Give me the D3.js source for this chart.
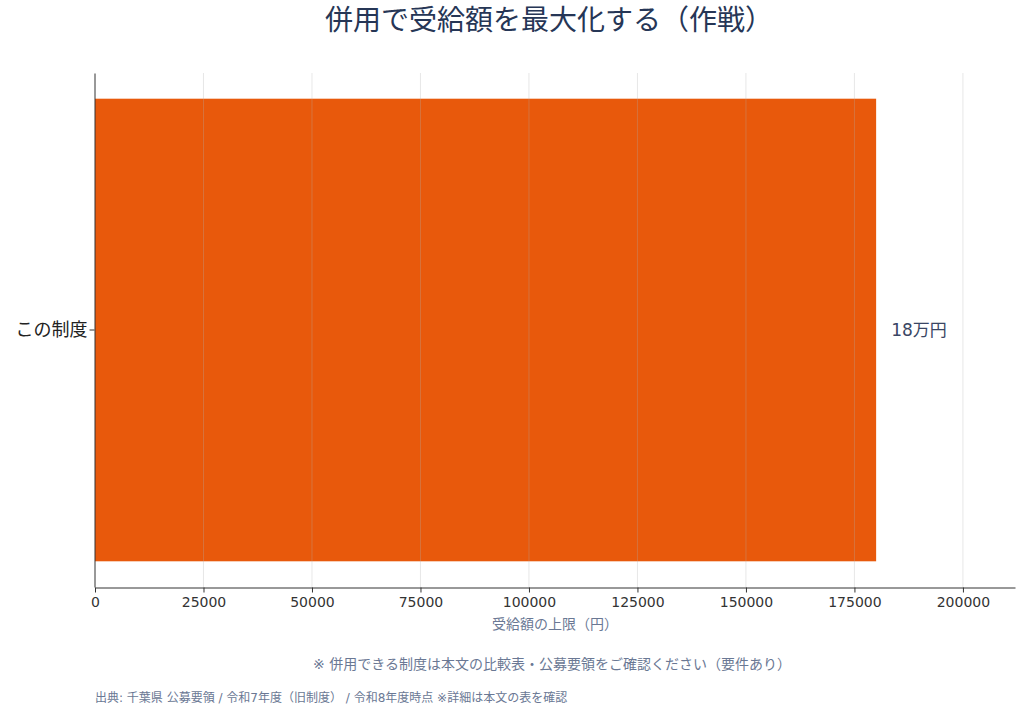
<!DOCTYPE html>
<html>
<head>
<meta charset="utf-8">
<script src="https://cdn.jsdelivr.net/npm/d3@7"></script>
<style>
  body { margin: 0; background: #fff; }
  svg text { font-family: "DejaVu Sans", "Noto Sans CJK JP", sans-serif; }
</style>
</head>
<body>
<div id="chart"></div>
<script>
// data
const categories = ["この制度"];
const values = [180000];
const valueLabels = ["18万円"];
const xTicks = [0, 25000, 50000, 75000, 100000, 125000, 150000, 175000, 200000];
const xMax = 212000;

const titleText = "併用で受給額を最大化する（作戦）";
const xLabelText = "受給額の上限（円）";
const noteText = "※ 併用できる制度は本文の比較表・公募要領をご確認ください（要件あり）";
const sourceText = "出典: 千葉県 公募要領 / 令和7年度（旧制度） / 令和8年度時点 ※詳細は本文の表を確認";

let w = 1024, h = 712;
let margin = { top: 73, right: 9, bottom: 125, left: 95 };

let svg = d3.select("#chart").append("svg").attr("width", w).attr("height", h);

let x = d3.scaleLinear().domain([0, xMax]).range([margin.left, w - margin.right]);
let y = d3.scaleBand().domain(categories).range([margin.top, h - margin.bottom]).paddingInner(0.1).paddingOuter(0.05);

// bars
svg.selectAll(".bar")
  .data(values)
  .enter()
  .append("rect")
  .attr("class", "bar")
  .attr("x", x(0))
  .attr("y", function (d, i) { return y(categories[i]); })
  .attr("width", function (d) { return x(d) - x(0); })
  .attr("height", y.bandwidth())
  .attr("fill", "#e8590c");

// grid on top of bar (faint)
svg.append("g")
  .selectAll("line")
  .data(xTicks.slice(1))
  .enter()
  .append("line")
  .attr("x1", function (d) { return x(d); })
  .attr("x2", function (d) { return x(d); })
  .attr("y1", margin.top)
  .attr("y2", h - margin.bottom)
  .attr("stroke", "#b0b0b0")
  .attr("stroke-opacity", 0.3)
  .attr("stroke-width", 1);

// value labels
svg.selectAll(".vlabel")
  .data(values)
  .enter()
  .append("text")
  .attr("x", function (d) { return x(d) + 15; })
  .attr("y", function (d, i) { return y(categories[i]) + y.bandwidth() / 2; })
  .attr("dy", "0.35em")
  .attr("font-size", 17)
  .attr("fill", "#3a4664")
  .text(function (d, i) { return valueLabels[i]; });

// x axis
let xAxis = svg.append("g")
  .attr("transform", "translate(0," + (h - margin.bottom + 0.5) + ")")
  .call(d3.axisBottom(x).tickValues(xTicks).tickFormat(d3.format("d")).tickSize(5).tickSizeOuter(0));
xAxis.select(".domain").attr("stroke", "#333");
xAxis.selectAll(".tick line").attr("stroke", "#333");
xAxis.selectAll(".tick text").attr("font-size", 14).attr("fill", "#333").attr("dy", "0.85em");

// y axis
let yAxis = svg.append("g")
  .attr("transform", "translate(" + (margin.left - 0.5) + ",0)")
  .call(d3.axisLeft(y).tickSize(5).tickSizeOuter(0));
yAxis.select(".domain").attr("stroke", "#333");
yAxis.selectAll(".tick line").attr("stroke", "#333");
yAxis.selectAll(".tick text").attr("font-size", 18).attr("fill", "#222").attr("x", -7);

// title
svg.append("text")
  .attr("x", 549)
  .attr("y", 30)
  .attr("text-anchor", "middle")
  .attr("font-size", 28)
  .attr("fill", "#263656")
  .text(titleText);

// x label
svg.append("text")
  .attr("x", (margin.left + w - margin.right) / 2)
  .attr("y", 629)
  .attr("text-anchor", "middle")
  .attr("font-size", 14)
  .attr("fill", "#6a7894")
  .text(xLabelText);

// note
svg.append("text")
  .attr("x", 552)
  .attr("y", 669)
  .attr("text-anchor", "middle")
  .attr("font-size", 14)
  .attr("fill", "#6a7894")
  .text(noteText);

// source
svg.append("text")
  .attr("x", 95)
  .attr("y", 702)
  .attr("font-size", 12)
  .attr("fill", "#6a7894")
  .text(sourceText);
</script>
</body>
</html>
* * *
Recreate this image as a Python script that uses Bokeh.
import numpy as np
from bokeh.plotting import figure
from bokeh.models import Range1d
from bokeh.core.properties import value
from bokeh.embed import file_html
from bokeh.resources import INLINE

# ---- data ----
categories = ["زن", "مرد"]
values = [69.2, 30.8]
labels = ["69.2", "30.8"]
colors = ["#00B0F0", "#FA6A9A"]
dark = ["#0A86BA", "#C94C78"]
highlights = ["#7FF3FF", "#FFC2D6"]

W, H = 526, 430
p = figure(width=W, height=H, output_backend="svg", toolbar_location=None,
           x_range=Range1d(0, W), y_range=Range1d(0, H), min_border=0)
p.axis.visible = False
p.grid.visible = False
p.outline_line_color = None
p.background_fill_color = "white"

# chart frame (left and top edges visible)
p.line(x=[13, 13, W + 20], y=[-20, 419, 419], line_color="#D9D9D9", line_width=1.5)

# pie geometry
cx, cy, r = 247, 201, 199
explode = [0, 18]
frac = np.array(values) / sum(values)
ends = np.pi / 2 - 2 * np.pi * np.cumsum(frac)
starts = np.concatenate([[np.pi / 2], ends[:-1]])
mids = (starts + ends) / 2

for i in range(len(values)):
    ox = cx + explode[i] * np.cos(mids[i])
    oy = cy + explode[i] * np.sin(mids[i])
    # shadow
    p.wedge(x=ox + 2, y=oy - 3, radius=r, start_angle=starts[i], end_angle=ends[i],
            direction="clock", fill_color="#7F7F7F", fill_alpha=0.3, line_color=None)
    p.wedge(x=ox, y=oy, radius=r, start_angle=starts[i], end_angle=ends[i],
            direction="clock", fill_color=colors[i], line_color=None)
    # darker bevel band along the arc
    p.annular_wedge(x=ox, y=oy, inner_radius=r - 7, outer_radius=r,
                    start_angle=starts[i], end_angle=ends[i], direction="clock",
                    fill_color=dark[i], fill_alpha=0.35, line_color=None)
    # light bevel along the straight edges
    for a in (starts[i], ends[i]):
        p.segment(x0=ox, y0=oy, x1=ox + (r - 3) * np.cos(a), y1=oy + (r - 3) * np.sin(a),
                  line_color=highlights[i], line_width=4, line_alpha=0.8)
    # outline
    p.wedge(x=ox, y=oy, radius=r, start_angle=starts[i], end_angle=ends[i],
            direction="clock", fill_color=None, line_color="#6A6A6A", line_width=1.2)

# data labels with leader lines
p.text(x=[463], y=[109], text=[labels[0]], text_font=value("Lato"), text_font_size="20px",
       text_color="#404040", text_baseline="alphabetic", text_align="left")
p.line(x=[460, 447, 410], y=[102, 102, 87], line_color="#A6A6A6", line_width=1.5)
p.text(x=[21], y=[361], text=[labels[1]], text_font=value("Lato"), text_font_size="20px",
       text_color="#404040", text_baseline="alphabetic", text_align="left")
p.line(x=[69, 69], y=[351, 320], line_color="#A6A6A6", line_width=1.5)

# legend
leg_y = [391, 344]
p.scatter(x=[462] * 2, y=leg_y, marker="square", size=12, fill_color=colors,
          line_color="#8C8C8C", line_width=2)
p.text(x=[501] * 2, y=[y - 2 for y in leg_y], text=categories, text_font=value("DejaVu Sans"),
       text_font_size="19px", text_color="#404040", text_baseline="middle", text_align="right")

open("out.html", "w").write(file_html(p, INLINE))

- _Request_
Return the material from the line containing "Give me the D3.js source for this chart." through the line containing "125, left: 95", exactly and in full, but without its pictures.

- _Correct output_
Give me the D3.js source for this chart.
<!DOCTYPE html>
<html>
<head>
<meta charset="utf-8">
<script src="https://cdn.jsdelivr.net/npm/d3@7"></script>
<style>
  body { margin: 0; background: #fff; }
  svg text { font-family: "DejaVu Sans", "Noto Sans CJK JP", sans-serif; }
</style>
</head>
<body>
<div id="chart"></div>
<script>
// data
const categories = ["この制度"];
const values = [180000];
const valueLabels = ["18万円"];
const xTicks = [0, 25000, 50000, 75000, 100000, 125000, 150000, 175000, 200000];
const xMax = 212000;

const titleText = "併用で受給額を最大化する（作戦）";
const xLabelText = "受給額の上限（円）";
const noteText = "※ 併用できる制度は本文の比較表・公募要領をご確認ください（要件あり）";
const sourceText = "出典: 千葉県 公募要領 / 令和7年度（旧制度） / 令和8年度時点 ※詳細は本文の表を確認";

let w = 1024, h = 712;
let margin = { top: 73, right: 9, bottom: 125, left: 95 };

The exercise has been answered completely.